A transitional period that offers businesses some time, and some certainty. A financial settlement including a one-off severance payment and possibly ongoing contributions for continuing programmes. A legal arrangement that concedes some sort of role to some sort of European court, and thus concedes that any substantive trade relationship with the EU will involve some sort of sharing of sovereignty.
Today’s government paper on the ECJ is more proof that Theresa May has come a long way from the days of “no deal is better than a bad deal”. The clear message from the UK government positions sketched out this summer is this: we want a deal. We really want a deal. We want a deal so much that we’re prepared to walk back from our previous rhetoric and posturing. Let’s talk.

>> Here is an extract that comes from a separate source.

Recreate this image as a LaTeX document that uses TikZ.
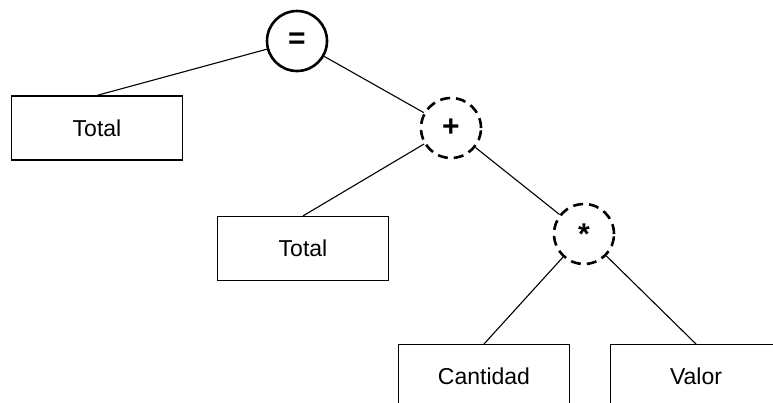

This was predictable, and predicted. You didn’t need to be an expert in trade policy or EU law to realise that the force of political and economic gravity would eventually bring the wilder Brexiteers’ dreams back down to earth and that HMG would have to accept that Brexit will involve compromises. And that was before a general election that sliced away any claim Mrs May could make to having a mandate for her “my deal or no deal” bravado. What now? What response should Mrs May get for her slow, careful walk back to reality?
Some Brexit-backing Tories, including Jacob Rees-Mogg, are unhappy at what they see as the dilution of the Brexit they’d hoped for. Again, that’s unsurprising. More significant is the degree of acceptance shown by other Leavers, in both politics and the media. So far, there has been no bellowed chorus of “betrayal” from either the European Research Group nor the Brexit-backing papers. One of the most fascinating approaches so far has come from Paul Staines and friends at Guido Fawkes, who seem to be trying to frame the current Government approach as a victory for Leavers’ pragmatism and common sense.
The bottom line is that on the Leave-leaning side of politics, there are signs of a willingness to compromise, to accept and even endorse a UK negotiating position that is, as noted above, significantly different to the one signalled a few months ago.
What about responses on the other side of the fence, among the Remainers? A “sensible & responsible approach putting business before ideology”, says Anna Soubry. “Totally agree. This pragmatic tone & stance should be welcomed,” says Bob Neill, the Tory chair of the Justice Select Committee.
In other words, Tory Remainers are also willing to get behind Mrs May and offer some cover for her retreat. And their Labour counterparts, those Labour figures who (quite reasonably) worry about the impact of the Brexit approach Mrs May had previous signalled? So far, they’re taking a rather different line. Here’s Andrew Adonis of Open Britain:
“This is a climbdown camouflaged in jingoistic rhetoric. Even if we leave the Single Market, European judges will still have considerable power over decisions made in the UK.”
Labour MP Chuka Umunna has meanwhile said that the message today for Leave voters is:
“The terms under which you were sold Brexit are impossible for the Government to deliver”.
In other words, Leave voters should be unhappy about what’s been proposed today. This raises some questions for Open Britain and friends: how do these statements advance your stated aim of a softer Brexit? How does describing Mrs May’s compromises in those terms make those compromises more attractive to the Leave-supporting majority of voters, or make this position easier to sell to Brexit-backing Tories?
It is perfectly possible to go on calling for continued membership of the single market and customs union as your ultimate destination at the same time as welcoming a small step in that direction that still falls short. Instead, some Remainers appear determined to condemn anything that does not fully meet their desired outcome, while goading Leavers into anger over government compromises.
And that strikes me as bad politics, the sort of short-term point-scoring that will do nothing to build the cross-party alliance for a sensible approach to Brexit that might just make the best of this bad job. And let’s be clear, the outlines of that cross-party deal are visible in the current debate, if you look in the right places and listen to the right people.
It would never, I suspect, include the Labour leadership (Oh, how Keir Starmer must yearn to say something sensible and constructive about today’s paper instead of ritually condemning it.) But there seem to be few real obstacles to sensible people in the Labour Party (and the Lib Dems, come to that) giving a little more support to an approach that backs Britain a few steps back from the brink.
The bottom line is that Mrs May could just be starting to stumble, slowly and painfully, in the right direction on Brexit and a significant part of the Conservative Party could just be happy to let her do so. The question for Labour Remainers is whether they want to help her make that journey, or encourage the political forces that could still stop her in her tracks.